[start of Data to use]

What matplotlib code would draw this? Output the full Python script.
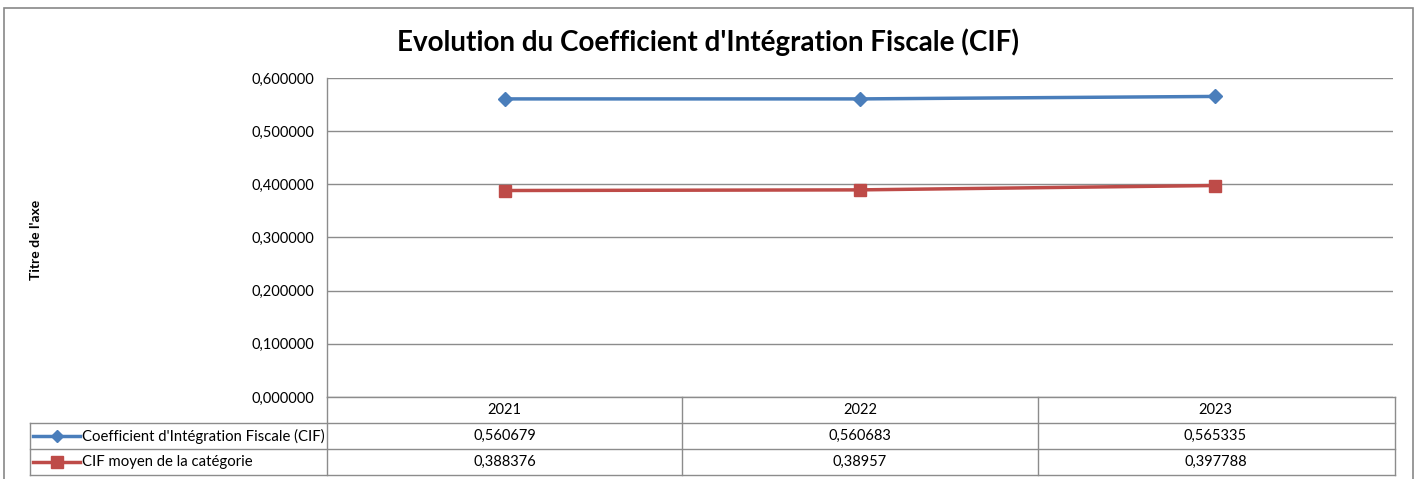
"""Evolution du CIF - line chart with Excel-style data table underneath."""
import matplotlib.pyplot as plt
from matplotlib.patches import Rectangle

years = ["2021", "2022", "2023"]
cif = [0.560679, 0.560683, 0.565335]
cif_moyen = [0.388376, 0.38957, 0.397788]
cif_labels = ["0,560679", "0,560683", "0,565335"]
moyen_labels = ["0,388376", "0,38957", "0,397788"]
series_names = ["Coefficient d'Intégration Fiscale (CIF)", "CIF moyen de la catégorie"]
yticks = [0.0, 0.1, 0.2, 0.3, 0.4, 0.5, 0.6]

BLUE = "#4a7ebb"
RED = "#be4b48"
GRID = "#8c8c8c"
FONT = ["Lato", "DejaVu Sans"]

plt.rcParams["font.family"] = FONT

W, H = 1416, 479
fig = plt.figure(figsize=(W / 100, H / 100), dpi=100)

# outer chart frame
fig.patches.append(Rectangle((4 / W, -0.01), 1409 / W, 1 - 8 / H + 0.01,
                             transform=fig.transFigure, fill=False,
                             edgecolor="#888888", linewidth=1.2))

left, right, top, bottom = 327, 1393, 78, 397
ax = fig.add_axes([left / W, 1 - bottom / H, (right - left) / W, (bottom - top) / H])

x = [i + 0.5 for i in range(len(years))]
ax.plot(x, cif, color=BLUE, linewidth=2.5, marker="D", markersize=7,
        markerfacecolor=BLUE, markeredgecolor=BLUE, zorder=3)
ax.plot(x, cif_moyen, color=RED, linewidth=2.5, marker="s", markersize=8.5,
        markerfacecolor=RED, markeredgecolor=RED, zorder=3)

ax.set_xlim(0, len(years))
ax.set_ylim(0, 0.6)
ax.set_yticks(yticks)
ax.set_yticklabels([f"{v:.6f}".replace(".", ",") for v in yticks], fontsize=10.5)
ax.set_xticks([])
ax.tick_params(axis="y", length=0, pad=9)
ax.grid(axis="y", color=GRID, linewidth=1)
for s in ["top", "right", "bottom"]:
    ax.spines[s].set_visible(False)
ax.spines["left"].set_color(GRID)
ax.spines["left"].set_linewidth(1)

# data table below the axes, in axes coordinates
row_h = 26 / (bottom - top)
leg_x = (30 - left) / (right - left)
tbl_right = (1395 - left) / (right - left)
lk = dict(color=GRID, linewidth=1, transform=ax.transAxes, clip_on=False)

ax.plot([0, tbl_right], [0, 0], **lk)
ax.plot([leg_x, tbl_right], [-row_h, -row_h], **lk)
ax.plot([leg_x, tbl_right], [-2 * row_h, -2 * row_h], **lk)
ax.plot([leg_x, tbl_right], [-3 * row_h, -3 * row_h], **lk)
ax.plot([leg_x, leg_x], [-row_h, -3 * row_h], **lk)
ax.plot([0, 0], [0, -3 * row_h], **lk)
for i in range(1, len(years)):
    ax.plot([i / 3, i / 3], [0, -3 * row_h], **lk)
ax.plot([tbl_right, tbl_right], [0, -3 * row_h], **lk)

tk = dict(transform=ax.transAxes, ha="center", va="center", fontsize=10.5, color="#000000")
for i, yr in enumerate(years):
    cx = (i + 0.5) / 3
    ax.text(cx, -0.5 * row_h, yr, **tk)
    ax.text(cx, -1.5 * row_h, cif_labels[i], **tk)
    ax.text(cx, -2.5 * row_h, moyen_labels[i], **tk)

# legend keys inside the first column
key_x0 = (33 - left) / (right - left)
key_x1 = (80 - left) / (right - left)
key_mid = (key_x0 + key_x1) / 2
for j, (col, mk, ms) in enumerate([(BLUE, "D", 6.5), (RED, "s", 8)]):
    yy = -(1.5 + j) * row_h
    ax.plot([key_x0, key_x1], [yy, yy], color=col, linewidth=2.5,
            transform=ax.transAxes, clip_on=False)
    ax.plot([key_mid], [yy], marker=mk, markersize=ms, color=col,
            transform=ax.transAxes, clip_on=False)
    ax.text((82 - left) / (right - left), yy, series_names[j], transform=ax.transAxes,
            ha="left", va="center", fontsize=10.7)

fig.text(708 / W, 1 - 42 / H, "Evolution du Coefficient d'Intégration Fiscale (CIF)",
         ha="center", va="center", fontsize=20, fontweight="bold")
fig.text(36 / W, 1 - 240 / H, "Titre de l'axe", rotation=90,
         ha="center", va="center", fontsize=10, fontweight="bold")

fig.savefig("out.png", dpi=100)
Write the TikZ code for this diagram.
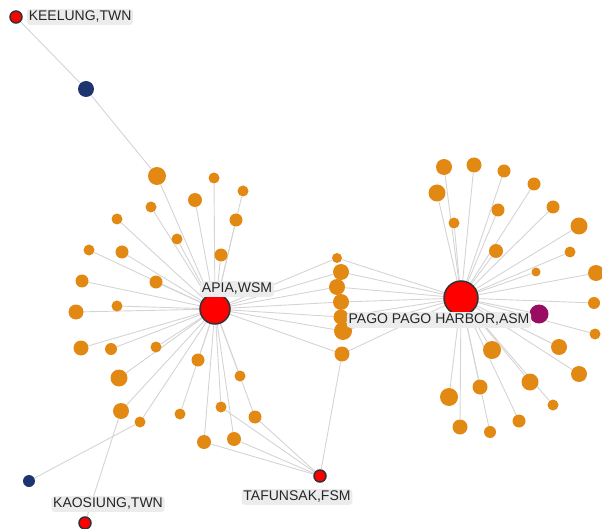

[end of Data to use]

Do this —
Return to the listing above and set it down exactly, leaving out its pictures.

Task response —
What matplotlib code would draw this? Output the full Python script.
"""Evolution du CIF - line chart with Excel-style data table underneath."""
import matplotlib.pyplot as plt
from matplotlib.patches import Rectangle

years = ["2021", "2022", "2023"]
cif = [0.560679, 0.560683, 0.565335]
cif_moyen = [0.388376, 0.38957, 0.397788]
cif_labels = ["0,560679", "0,560683", "0,565335"]
moyen_labels = ["0,388376", "0,38957", "0,397788"]
series_names = ["Coefficient d'Intégration Fiscale (CIF)", "CIF moyen de la catégorie"]
yticks = [0.0, 0.1, 0.2, 0.3, 0.4, 0.5, 0.6]

BLUE = "#4a7ebb"
RED = "#be4b48"
GRID = "#8c8c8c"
FONT = ["Lato", "DejaVu Sans"]

plt.rcParams["font.family"] = FONT

W, H = 1416, 479
fig = plt.figure(figsize=(W / 100, H / 100), dpi=100)

# outer chart frame
fig.patches.append(Rectangle((4 / W, -0.01), 1409 / W, 1 - 8 / H + 0.01,
                             transform=fig.transFigure, fill=False,
                             edgecolor="#888888", linewidth=1.2))

left, right, top, bottom = 327, 1393, 78, 397
ax = fig.add_axes([left / W, 1 - bottom / H, (right - left) / W, (bottom - top) / H])

x = [i + 0.5 for i in range(len(years))]
ax.plot(x, cif, color=BLUE, linewidth=2.5, marker="D", markersize=7,
        markerfacecolor=BLUE, markeredgecolor=BLUE, zorder=3)
ax.plot(x, cif_moyen, color=RED, linewidth=2.5, marker="s", markersize=8.5,
        markerfacecolor=RED, markeredgecolor=RED, zorder=3)

ax.set_xlim(0, len(years))
ax.set_ylim(0, 0.6)
ax.set_yticks(yticks)
ax.set_yticklabels([f"{v:.6f}".replace(".", ",") for v in yticks], fontsize=10.5)
ax.set_xticks([])
ax.tick_params(axis="y", length=0, pad=9)
ax.grid(axis="y", color=GRID, linewidth=1)
for s in ["top", "right", "bottom"]:
    ax.spines[s].set_visible(False)
ax.spines["left"].set_color(GRID)
ax.spines["left"].set_linewidth(1)

# data table below the axes, in axes coordinates
row_h = 26 / (bottom - top)
leg_x = (30 - left) / (right - left)
tbl_right = (1395 - left) / (right - left)
lk = dict(color=GRID, linewidth=1, transform=ax.transAxes, clip_on=False)

ax.plot([0, tbl_right], [0, 0], **lk)
ax.plot([leg_x, tbl_right], [-row_h, -row_h], **lk)
ax.plot([leg_x, tbl_right], [-2 * row_h, -2 * row_h], **lk)
ax.plot([leg_x, tbl_right], [-3 * row_h, -3 * row_h], **lk)
ax.plot([leg_x, leg_x], [-row_h, -3 * row_h], **lk)
ax.plot([0, 0], [0, -3 * row_h], **lk)
for i in range(1, len(years)):
    ax.plot([i / 3, i / 3], [0, -3 * row_h], **lk)
ax.plot([tbl_right, tbl_right], [0, -3 * row_h], **lk)

tk = dict(transform=ax.transAxes, ha="center", va="center", fontsize=10.5, color="#000000")
for i, yr in enumerate(years):
    cx = (i + 0.5) / 3
    ax.text(cx, -0.5 * row_h, yr, **tk)
    ax.text(cx, -1.5 * row_h, cif_labels[i], **tk)
    ax.text(cx, -2.5 * row_h, moyen_labels[i], **tk)

# legend keys inside the first column
key_x0 = (33 - left) / (right - left)
key_x1 = (80 - left) / (right - left)
key_mid = (key_x0 + key_x1) / 2
for j, (col, mk, ms) in enumerate([(BLUE, "D", 6.5), (RED, "s", 8)]):
    yy = -(1.5 + j) * row_h
    ax.plot([key_x0, key_x1], [yy, yy], color=col, linewidth=2.5,
            transform=ax.transAxes, clip_on=False)
    ax.plot([key_mid], [yy], marker=mk, markersize=ms, color=col,
            transform=ax.transAxes, clip_on=False)
    ax.text((82 - left) / (right - left), yy, series_names[j], transform=ax.transAxes,
            ha="left", va="center", fontsize=10.7)

fig.text(708 / W, 1 - 42 / H, "Evolution du Coefficient d'Intégration Fiscale (CIF)",
         ha="center", va="center", fontsize=20, fontweight="bold")
fig.text(36 / W, 1 - 240 / H, "Titre de l'axe", rotation=90,
         ha="center", va="center", fontsize=10, fontweight="bold")

fig.savefig("out.png", dpi=100)
Write the TikZ code for this diagram.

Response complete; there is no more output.